(begin)
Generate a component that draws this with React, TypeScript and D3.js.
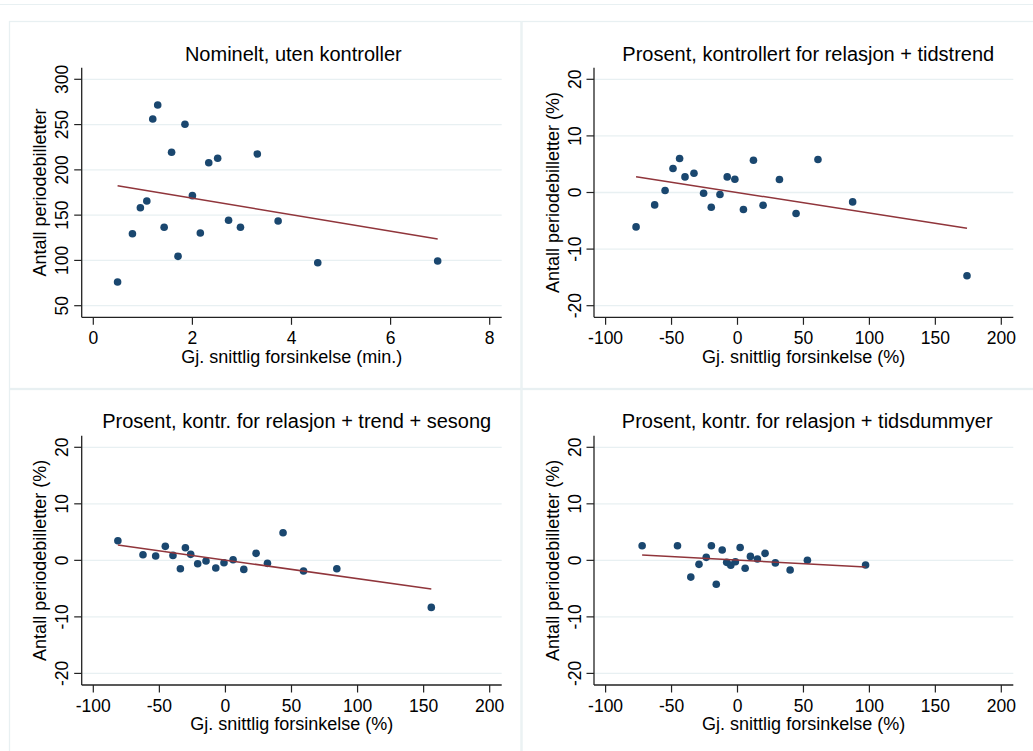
import React from 'react';
import * as d3 from 'd3';

// panel 1: nominal
const nomDelay = [0.49, 0.79, 0.95, 1.08, 1.2, 1.3, 1.43, 1.58, 1.71, 1.85, 2.0, 2.16, 2.33, 2.51, 2.73, 2.97, 3.31, 3.73, 4.53, 6.95];
const nomTickets = [76.2, 129.5, 158.2, 165.6, 256.2, 271.6, 136.6, 219.4, 104.5, 250.3, 171.5, 130.3, 207.9, 212.8, 144.3, 136.6, 217.5, 143.5, 97.5, 99.4];
const nomFit = [187.0, -9.12]; // intercept, slope

// panel 2: relasjon + tidstrend
const trendDelay = [-76.9, -62.8, -54.9, -48.9, -43.9, -39.8, -33.0, -25.7, -19.9, -13.3, -7.8, -2.0, 4.5, 12.1, 19.4, 31.8, 44.4, 61.0, 87.3, 174.0];
const trendTickets = [-6.08, -2.19, 0.35, 4.24, 6.01, 2.76, 3.41, -0.12, -2.6, -0.35, 2.76, 2.35, -3.0, 5.71, -2.24, 2.3, -3.71, 5.83, -1.66, -14.7];
const trendFit = [0.0, -0.0364];

// panel 3: relasjon + trend + sesong
const seasDelay = [-81.4, -62.4, -52.8, -45.5, -39.7, -34.1, -30.3, -26.3, -21.0, -14.7, -7.3, -1.1, 5.8, 13.9, 23.2, 31.8, 43.6, 59.1, 84.3, 155.8];
const seasTickets = [3.47, 0.99, 0.76, 2.48, 0.88, -1.49, 2.23, 1.06, -0.6, -0.12, -1.36, -0.42, 0.11, -1.6, 1.24, -0.53, 4.88, -1.89, -1.49, -8.32];
const seasFit = [0.04, -0.0328];

// panel 4: relasjon + tidsdummyer
const dumDelay = [-72.3, -45.5, -35.4, -29.2, -23.7, -19.8, -16.1, -11.6, -8.2, -5.1, -1.6, 2.0, 5.8, 9.8, 15.1, 20.9, 28.7, 39.9, 53.0, 97.1];
const dumTickets = [2.58, 2.58, -2.96, -0.71, 0.53, 2.58, -4.22, 1.82, -0.35, -0.85, -0.25, 2.27, -1.39, 0.7, 0.23, 1.24, -0.45, -1.72, 0.02, -0.83];
const dumFit = [0.03, -0.01257];

const nomXTicks = [0, 2, 4, 6, 8];
const nomYTicks = [50, 100, 150, 200, 250, 300];
const pctXTicks = [-100, -50, 0, 50, 100, 150, 200];
const pctYTicks = [-20, -10, 0, 10, 20];

const FONT = '"Liberation Sans", Arial, Helvetica, sans-serif';
const NAVY = '#1a476f';
const MAROON = '#90353b';
const GRID = '#e8f0f2';

const Panel = ({ box, titleX, titleY, title, xs, ys, fit, xTicks, yTicks, xLabel, yLabel }) => {
  const x = d3.scaleLinear()
    .domain([xTicks[0], xTicks[xTicks.length - 1]])
    .range([box.left + 11.6, box.right - 12]);
  const y = d3.scaleLinear()
    .domain([yTicks[0], yTicks[yTicks.length - 1]])
    .range([box.bottom - 11.6, box.top + 11.6]);
  const [x0, x1] = d3.extent(xs);
  const line = d3.line().x(d => x(d[0])).y(d => y(d[1]));
  const fitPts = [x0, x1].map(v => [v, fit[0] + fit[1] * v]);

  return (
    <g>
      <text x={titleX} y={titleY} textAnchor="middle" fontSize={20} fill="#000">{title}</text>
      {yTicks.map(t => (
        <line key={'g' + t} x1={box.left} x2={box.right} y1={y(t)} y2={y(t)} stroke={GRID} strokeWidth={1.3} />
      ))}
      <line x1={box.left} x2={box.left} y1={box.top} y2={box.bottom} stroke="#222" strokeWidth={1.3} />
      <line x1={box.left} x2={box.right} y1={box.bottom} y2={box.bottom} stroke="#222" strokeWidth={1.3} />
      {yTicks.map(t => (
        <g key={'y' + t}>
          <line x1={box.left - 7.5} x2={box.left} y1={y(t)} y2={y(t)} stroke="#222" strokeWidth={1.2} />
          <text transform={`translate(${box.left - 13.5},${y(t)}) rotate(-90)`} textAnchor="middle" fontSize={17.5} fill="#000">{t}</text>
        </g>
      ))}
      {xTicks.map(t => (
        <g key={'x' + t}>
          <line x1={x(t)} x2={x(t)} y1={box.bottom} y2={box.bottom + 7.5} stroke="#222" strokeWidth={1.2} />
          <text x={x(t)} y={box.bottom + 26.8} textAnchor="middle" fontSize={17.5} fill="#000">{t}</text>
        </g>
      ))}
      <text x={(box.left + box.right) / 2} y={box.bottom + 45.3} textAnchor="middle" fontSize={18} fill="#000">{xLabel}</text>
      <text transform={`translate(${box.left - 35.5},${(box.top + box.bottom) / 2}) rotate(-90)`} textAnchor="middle" fontSize={18} fill="#000">{yLabel}</text>
      {xs.map((v, i) => (
        <circle key={i} cx={x(v)} cy={y(ys[i])} r={3.8} fill={NAVY} />
      ))}
      <path d={line(fitPts)} stroke={MAROON} strokeWidth={1.5} fill="none" />
    </g>
  );
};

const App = () => {
  const width = 1033, height = 751;
  const pctX = 'Gj. snittlig forsinkelse (%)';
  const pctY = 'Antall periodebilletter (%)';
  return (
    <svg width={width} height={height} style={{ position: 'absolute', left: 0, top: 0, background: '#fff' }} fontFamily={FONT}>
      <line x1={0} x2={width} y1={4.5} y2={4.5} stroke={GRID} strokeWidth={1.2} />
      <rect x={9.5} y={21.5} width={511.5} height={367} fill="none" stroke={GRID} strokeWidth={1.3} />
      <rect x={522} y={21.5} width={520} height={367} fill="none" stroke={GRID} strokeWidth={1.3} />
      <rect x={9.5} y={389.5} width={511.5} height={370} fill="none" stroke={GRID} strokeWidth={1.3} />
      <rect x={522} y={389.5} width={520} height={370} fill="none" stroke={GRID} strokeWidth={1.3} />
      <Panel box={{ left: 81.7, right: 501.7, top: 67.7, bottom: 317.3 }} titleX={293.3} titleY={61}
        title="Nominelt, uten kontroller" xs={nomDelay} ys={nomTickets} fit={nomFit}
        xTicks={nomXTicks} yTicks={nomYTicks} xLabel="Gj. snittlig forsinkelse (min.)" yLabel="Antall periodebilletter" />
      <Panel box={{ left: 594, right: 1013.3, top: 67.7, bottom: 317.3 }} titleX={808.3} titleY={61}
        title="Prosent, kontrollert for relasjon + tidstrend" xs={trendDelay} ys={trendTickets} fit={trendFit}
        xTicks={pctXTicks} yTicks={pctYTicks} xLabel={pctX} yLabel={pctY} />
      <Panel box={{ left: 81.7, right: 501.7, top: 435.7, bottom: 685 }} titleX={296.7} titleY={428}
        title="Prosent, kontr. for relasjon + trend + sesong" xs={seasDelay} ys={seasTickets} fit={seasFit}
        xTicks={pctXTicks} yTicks={pctYTicks} xLabel={pctX} yLabel={pctY} />
      <Panel box={{ left: 594, right: 1013.3, top: 435.7, bottom: 685 }} titleX={807.2} titleY={428}
        title="Prosent, kontr. for relasjon + tidsdummyer" xs={dumDelay} ys={dumTickets} fit={dumFit}
        xTicks={pctXTicks} yTicks={pctYTicks} xLabel={pctX} yLabel={pctY} />
    </svg>
  );
};

export default App;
(end)
*YOUR OBJECTIVE*
Your task is to reproduce all of the material exactly. The pictures stay out.

*SOLUTION TO THIS TASK*
Generate a component that draws this with React, TypeScript and D3.js.
import React from 'react';
import * as d3 from 'd3';

// panel 1: nominal
const nomDelay = [0.49, 0.79, 0.95, 1.08, 1.2, 1.3, 1.43, 1.58, 1.71, 1.85, 2.0, 2.16, 2.33, 2.51, 2.73, 2.97, 3.31, 3.73, 4.53, 6.95];
const nomTickets = [76.2, 129.5, 158.2, 165.6, 256.2, 271.6, 136.6, 219.4, 104.5, 250.3, 171.5, 130.3, 207.9, 212.8, 144.3, 136.6, 217.5, 143.5, 97.5, 99.4];
const nomFit = [187.0, -9.12]; // intercept, slope

// panel 2: relasjon + tidstrend
const trendDelay = [-76.9, -62.8, -54.9, -48.9, -43.9, -39.8, -33.0, -25.7, -19.9, -13.3, -7.8, -2.0, 4.5, 12.1, 19.4, 31.8, 44.4, 61.0, 87.3, 174.0];
const trendTickets = [-6.08, -2.19, 0.35, 4.24, 6.01, 2.76, 3.41, -0.12, -2.6, -0.35, 2.76, 2.35, -3.0, 5.71, -2.24, 2.3, -3.71, 5.83, -1.66, -14.7];
const trendFit = [0.0, -0.0364];

// panel 3: relasjon + trend + sesong
const seasDelay = [-81.4, -62.4, -52.8, -45.5, -39.7, -34.1, -30.3, -26.3, -21.0, -14.7, -7.3, -1.1, 5.8, 13.9, 23.2, 31.8, 43.6, 59.1, 84.3, 155.8];
const seasTickets = [3.47, 0.99, 0.76, 2.48, 0.88, -1.49, 2.23, 1.06, -0.6, -0.12, -1.36, -0.42, 0.11, -1.6, 1.24, -0.53, 4.88, -1.89, -1.49, -8.32];
const seasFit = [0.04, -0.0328];

// panel 4: relasjon + tidsdummyer
const dumDelay = [-72.3, -45.5, -35.4, -29.2, -23.7, -19.8, -16.1, -11.6, -8.2, -5.1, -1.6, 2.0, 5.8, 9.8, 15.1, 20.9, 28.7, 39.9, 53.0, 97.1];
const dumTickets = [2.58, 2.58, -2.96, -0.71, 0.53, 2.58, -4.22, 1.82, -0.35, -0.85, -0.25, 2.27, -1.39, 0.7, 0.23, 1.24, -0.45, -1.72, 0.02, -0.83];
const dumFit = [0.03, -0.01257];

const nomXTicks = [0, 2, 4, 6, 8];
const nomYTicks = [50, 100, 150, 200, 250, 300];
const pctXTicks = [-100, -50, 0, 50, 100, 150, 200];
const pctYTicks = [-20, -10, 0, 10, 20];

const FONT = '"Liberation Sans", Arial, Helvetica, sans-serif';
const NAVY = '#1a476f';
const MAROON = '#90353b';
const GRID = '#e8f0f2';

const Panel = ({ box, titleX, titleY, title, xs, ys, fit, xTicks, yTicks, xLabel, yLabel }) => {
  const x = d3.scaleLinear()
    .domain([xTicks[0], xTicks[xTicks.length - 1]])
    .range([box.left + 11.6, box.right - 12]);
  const y = d3.scaleLinear()
    .domain([yTicks[0], yTicks[yTicks.length - 1]])
    .range([box.bottom - 11.6, box.top + 11.6]);
  const [x0, x1] = d3.extent(xs);
  const line = d3.line().x(d => x(d[0])).y(d => y(d[1]));
  const fitPts = [x0, x1].map(v => [v, fit[0] + fit[1] * v]);

  return (
    <g>
      <text x={titleX} y={titleY} textAnchor="middle" fontSize={20} fill="#000">{title}</text>
      {yTicks.map(t => (
        <line key={'g' + t} x1={box.left} x2={box.right} y1={y(t)} y2={y(t)} stroke={GRID} strokeWidth={1.3} />
      ))}
      <line x1={box.left} x2={box.left} y1={box.top} y2={box.bottom} stroke="#222" strokeWidth={1.3} />
      <line x1={box.left} x2={box.right} y1={box.bottom} y2={box.bottom} stroke="#222" strokeWidth={1.3} />
      {yTicks.map(t => (
        <g key={'y' + t}>
          <line x1={box.left - 7.5} x2={box.left} y1={y(t)} y2={y(t)} stroke="#222" strokeWidth={1.2} />
          <text transform={`translate(${box.left - 13.5},${y(t)}) rotate(-90)`} textAnchor="middle" fontSize={17.5} fill="#000">{t}</text>
        </g>
      ))}
      {xTicks.map(t => (
        <g key={'x' + t}>
          <line x1={x(t)} x2={x(t)} y1={box.bottom} y2={box.bottom + 7.5} stroke="#222" strokeWidth={1.2} />
          <text x={x(t)} y={box.bottom + 26.8} textAnchor="middle" fontSize={17.5} fill="#000">{t}</text>
        </g>
      ))}
      <text x={(box.left + box.right) / 2} y={box.bottom + 45.3} textAnchor="middle" fontSize={18} fill="#000">{xLabel}</text>
      <text transform={`translate(${box.left - 35.5},${(box.top + box.bottom) / 2}) rotate(-90)`} textAnchor="middle" fontSize={18} fill="#000">{yLabel}</text>
      {xs.map((v, i) => (
        <circle key={i} cx={x(v)} cy={y(ys[i])} r={3.8} fill={NAVY} />
      ))}
      <path d={line(fitPts)} stroke={MAROON} strokeWidth={1.5} fill="none" />
    </g>
  );
};

const App = () => {
  const width = 1033, height = 751;
  const pctX = 'Gj. snittlig forsinkelse (%)';
  const pctY = 'Antall periodebilletter (%)';
  return (
    <svg width={width} height={height} style={{ position: 'absolute', left: 0, top: 0, background: '#fff' }} fontFamily={FONT}>
      <line x1={0} x2={width} y1={4.5} y2={4.5} stroke={GRID} strokeWidth={1.2} />
      <rect x={9.5} y={21.5} width={511.5} height={367} fill="none" stroke={GRID} strokeWidth={1.3} />
      <rect x={522} y={21.5} width={520} height={367} fill="none" stroke={GRID} strokeWidth={1.3} />
      <rect x={9.5} y={389.5} width={511.5} height={370} fill="none" stroke={GRID} strokeWidth={1.3} />
      <rect x={522} y={389.5} width={520} height={370} fill="none" stroke={GRID} strokeWidth={1.3} />
      <Panel box={{ left: 81.7, right: 501.7, top: 67.7, bottom: 317.3 }} titleX={293.3} titleY={61}
        title="Nominelt, uten kontroller" xs={nomDelay} ys={nomTickets} fit={nomFit}
        xTicks={nomXTicks} yTicks={nomYTicks} xLabel="Gj. snittlig forsinkelse (min.)" yLabel="Antall periodebilletter" />
      <Panel box={{ left: 594, right: 1013.3, top: 67.7, bottom: 317.3 }} titleX={808.3} titleY={61}
        title="Prosent, kontrollert for relasjon + tidstrend" xs={trendDelay} ys={trendTickets} fit={trendFit}
        xTicks={pctXTicks} yTicks={pctYTicks} xLabel={pctX} yLabel={pctY} />
      <Panel box={{ left: 81.7, right: 501.7, top: 435.7, bottom: 685 }} titleX={296.7} titleY={428}
        title="Prosent, kontr. for relasjon + trend + sesong" xs={seasDelay} ys={seasTickets} fit={seasFit}
        xTicks={pctXTicks} yTicks={pctYTicks} xLabel={pctX} yLabel={pctY} />
      <Panel box={{ left: 594, right: 1013.3, top: 435.7, bottom: 685 }} titleX={807.2} titleY={428}
        title="Prosent, kontr. for relasjon + tidsdummyer" xs={dumDelay} ys={dumTickets} fit={dumFit}
        xTicks={pctXTicks} yTicks={pctYTicks} xLabel={pctX} yLabel={pctY} />
    </svg>
  );
};

export default App;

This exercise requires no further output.